It is the near future and the world is suffering a food shortage and general malaise has taken over the citizens of this city. One man, however, is keen to continue the work he thoroughly enjoys, as he is local butcher Clapet (Jean-Claude Dreyfus), providing meat for the denizens of the apartment block his shop is situated below. However, the way he goes about it is, shall we say, unconventional, as the handyman he had employed recently discovered. In a bid to escape, he dressed himself in paper and hid in a bin, but the butcher was too clever for him and planted his cleaver in the man's head...
Yes, the special meat that Clapet supplies to his customers is human flesh, but don't go thinking this is yet another bloodsoaked cannibal movie, as there was something altogether more charming going on here. After making a selection of shorts, writers and directors Marc Caro and Jean-Pierre Jeunet were planning their magnum opus, The City of Lost Children, but that proved too expensive to shoot for a debut feature and they fell back on a film that could be made far more cheaply. As with many innovative first time filmmakers, they relied heavily on their imagination to catch the attention of audiences, and in this case they sustained it.
Therefore while this may be a low budget movie, the appearance of it has been so intricately designed it took on a look of its own, attractive to those who found the more eccentric worlds that cinema can produce all the more appealing. Certainly here is a cityscape you can believe in even though the story takes place entirely in one building - all right, and in the drains below it, but Caro and Jeunet crafted a variety of locations to be held within this single crumbling edifice. One thing they did not have such a strong handle on was their storytelling, as if they had spent so much time on their artistry that the actual plot was allowed to get away from them.
Yet that was a problem only if you were not caught up in those images, as you could easily reach the end without noticing that you were none too sure about what precisely had happened during the previous ninety minutes. All that need bother you was the plight of new arrival Louison (Dominique Pinon in one of his signature roles), a sad clown who is taking a break from the circus now that his partner, a chimpanzee named Livingstone, has been killed and eaten by a group of the starving masses. He ends up as the new handyman for the building, but Clapet is planning on turning him into cuts of meat - just as his shortsighted daughter, Julie (Marie-Laure Dougnac) falls for this poor soul.
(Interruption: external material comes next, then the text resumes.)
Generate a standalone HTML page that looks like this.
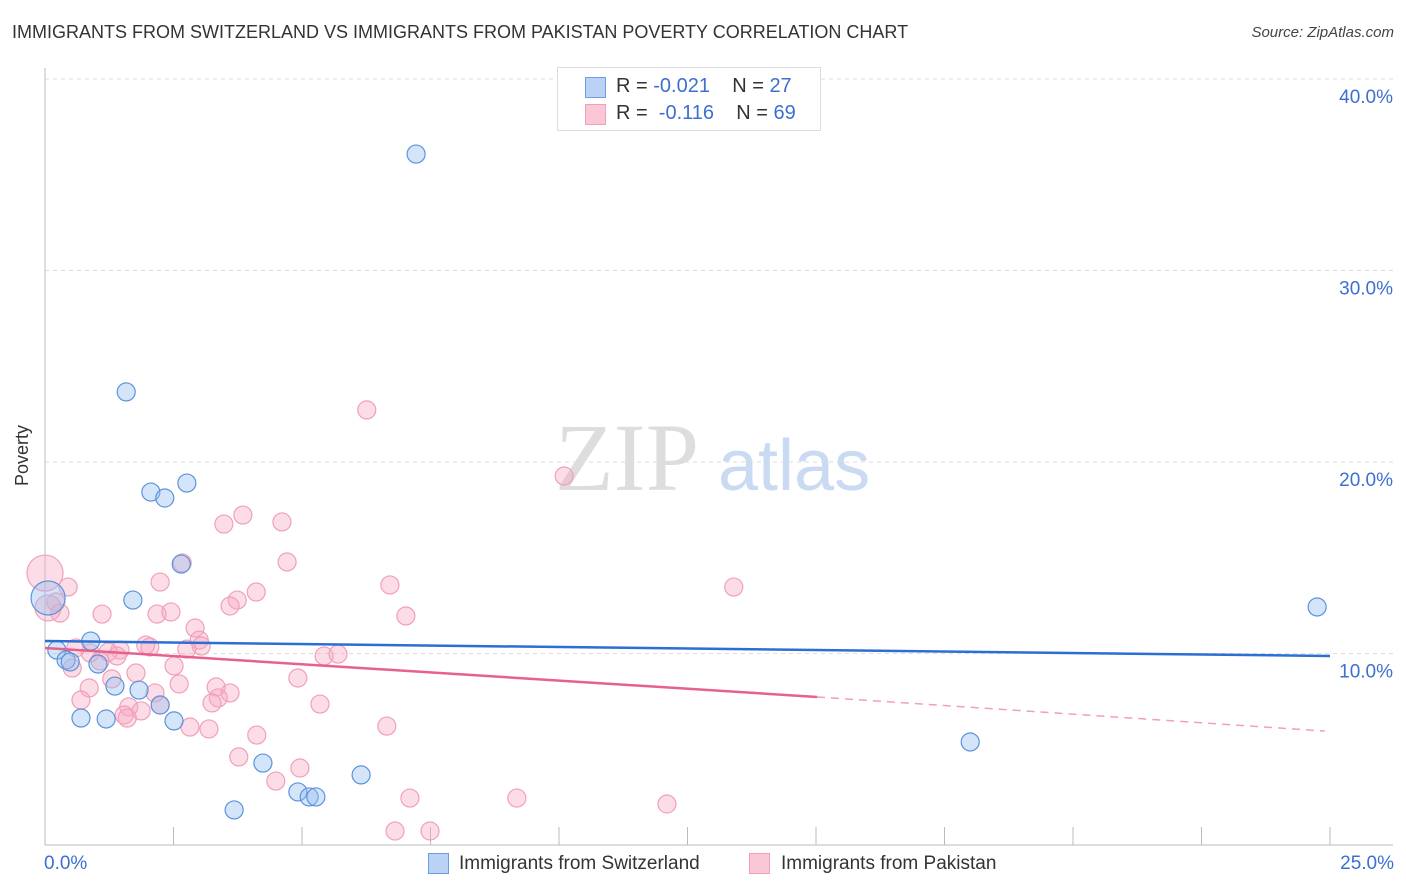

The irony being that Louison would be far more useful to everyone, both as entertainer and as odd job man, if he were allowed to live, but the avaricious and materialistic Clapet cannot see it that way: all he views him to be is a walking carcass to be carved and sold. Notably, Louison is a vegetarian, so this, as with the near-contemporary Parents, could be seen as an anti-meat-eating horror film told in a delightfully quirky manner, with this going even further in the stylish stakes. There is a sense that Caro and Jeunet had a wealth of ideas and crammed them all into one package regardless of how undisciplined their narrative was, but that discipline was applied to their invention, from the suicidal woman who fails at every attempt to the guerilla vegtarians living under the ground, no matter that their helpfulness to the finished film might have you questioning what you've just seen. Yet that could be missing the point, which was to laugh and marvel at something enchanting purely presented for your pleasure. Music by Carlos D'Alessio.